Seorang Muslim yang berpegangan teguh pada adab-adab Jumu'ah adalah seorang Muslim yang menjaga kualitas imannya. Hari Jumat adalah cermin keseriusan seseorang dalam beragama. Jika ia mengabaikan Jumu'ah, ia berisiko mengabaikan pula banyak pilar penting dalam kehidupannya.

Penutup: Janji Keberkahan Abadi

Hari Al Jumu'ah adalah anugerah terbesar dari Allah bagi umat Nabi Muhammad ﷺ. Hari ini adalah kesempatan mingguan untuk membersihkan jiwa dari kotoran dosa, memperbaharui komitmen kepada Allah, dan mempererat ikatan dengan sesama Muslim.

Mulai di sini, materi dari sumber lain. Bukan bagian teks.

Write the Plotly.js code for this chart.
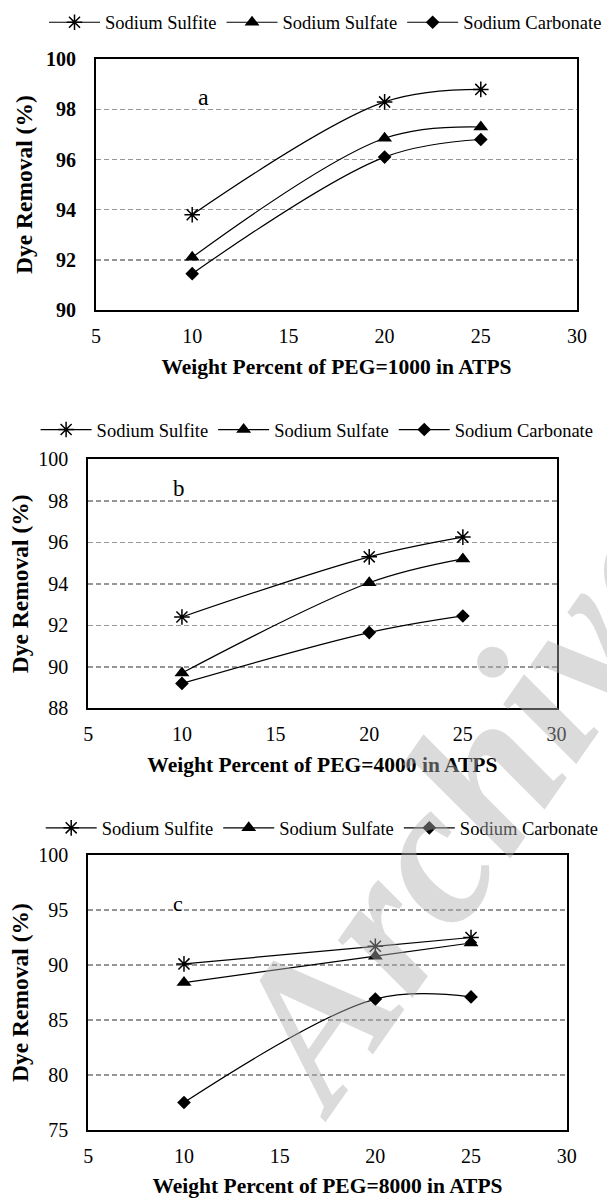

Dengan menjalankan setiap sunnah dan adabnya—mulai dari mandi, bersiwak, berpakaian rapi, bersegera menuju masjid, diam mendengarkan khutbah, memperbanyak shalawat, hingga membaca Surah Al-Kahf dan mencari waktu ijabah—seorang Muslim telah berinvestasi secara signifikan bagi kehidupannya di dunia dan akhirat. Mari kita jadikan setiap Jumu'ah sebagai titik balik untuk menjadi pribadi yang lebih baik, lebih bertakwa, dan lebih dekat kepada Ridha Ilahi.